Here’s the line-up, very briefly:

*Inflatable Sex Doll of the Wastelands (荒野のダッチワイフ)(Saturday, October 18, 7 PM) – a 1967 film directed by Yamatoya Atsushi, described as “about a hitman (Yuichi Minato) who is hired by a rich real estate agent to find an abducted woman (Noriko Tatsumi). This simple setup gives way to a hip and chaotic worldview full of hard-boiled characters, sexy action, and hallucinatory imagery.”

*Crossroads (十字路)(Saturday, November 15, 7:30 PM) – a 1928 silent film directed by Teinosuke Kinugasa (1896-1982), and accompanied live on shamisen by experimental musician Yumiko Tanaka. I don’t know much about the film, or the director beyond having seen his film “Page of Madness” (狂った一頁), but, live shamisen? You can’t beat that.

*Top Stripper (丸本噂のストリッパー)(Thursday, December 11, 7 PM), a 1982 pink film directed by Yoshimitsu Morita, who we are told “was one of the handful of young, radical directors who were given the opportunity to explore the visual medium via the constraints of the pink genre.”

*Matango (aka Attack of the Mushroom People)(Friday, January 23, 7 PM), by none other than Ishiro Honda, director of the original Godzilla. Mushroom People. What more do we need to say?

*Finally, the first-ever official showing in the US of Ôshima Nagisa’s 1964 film It’s Me Here, Bellett (私のベレット), preceded by eight experimental shorts by the godfather of anime, Tezuka Osamu. Friday, February 20, 7 PM.

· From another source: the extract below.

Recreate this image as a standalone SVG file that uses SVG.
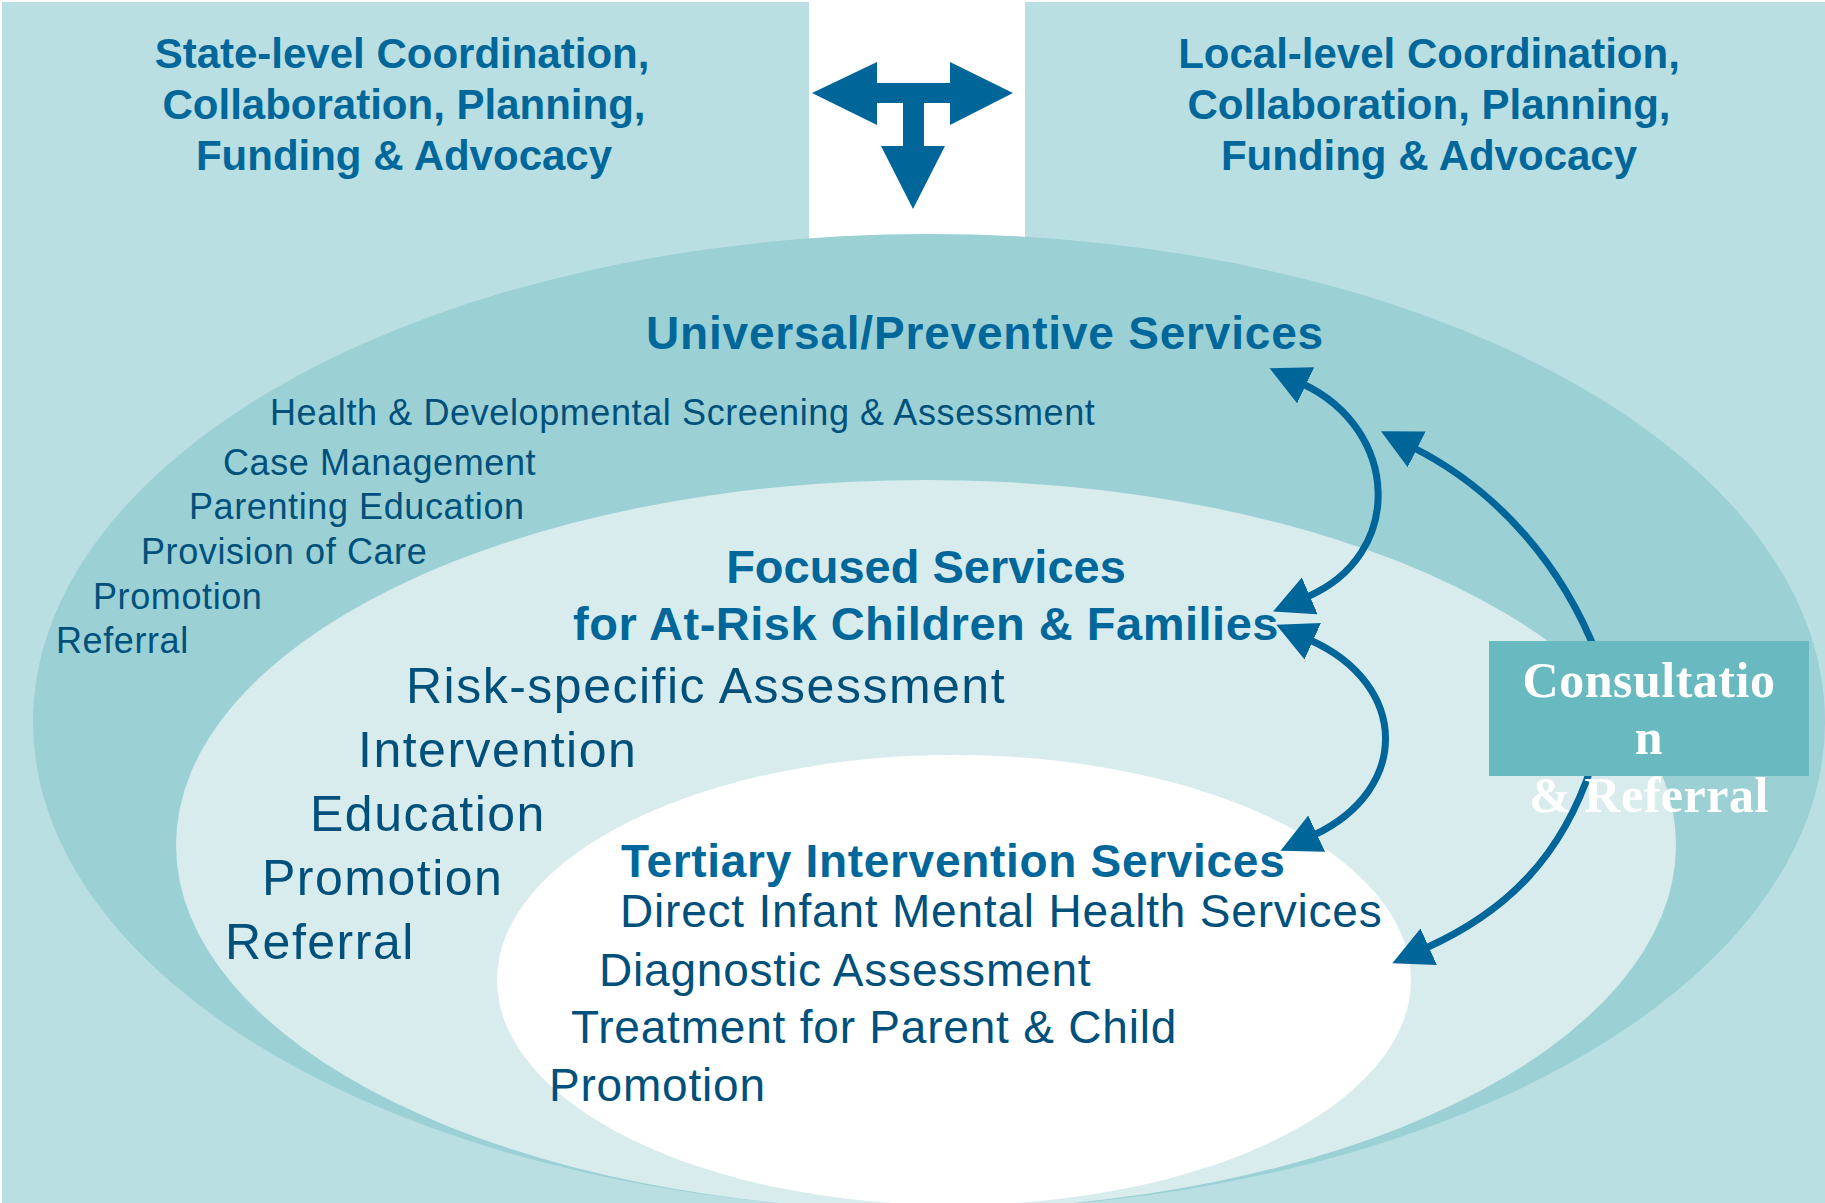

Here’s a blog post from Lucky Girl Media about the series that may fill you in further.

PERFORMING ARTS:
The film series – specifically the Nov 15 showing of Jûjiro – also intersects with a running theme of this year’s Performing Arts season schedule, “Shamisen Sessions,” a whole bunch of events I wish I could be there for, beginning with the rightfully sold out Sept 27 concert by Agatsuma Hiromitsu – easily one of the most famous Tsugaru players active today, after the Yoshida Brothers – and pop/jazz singer Yano Akiko, who has recorded with the Yellow Magic Orchestra in the past.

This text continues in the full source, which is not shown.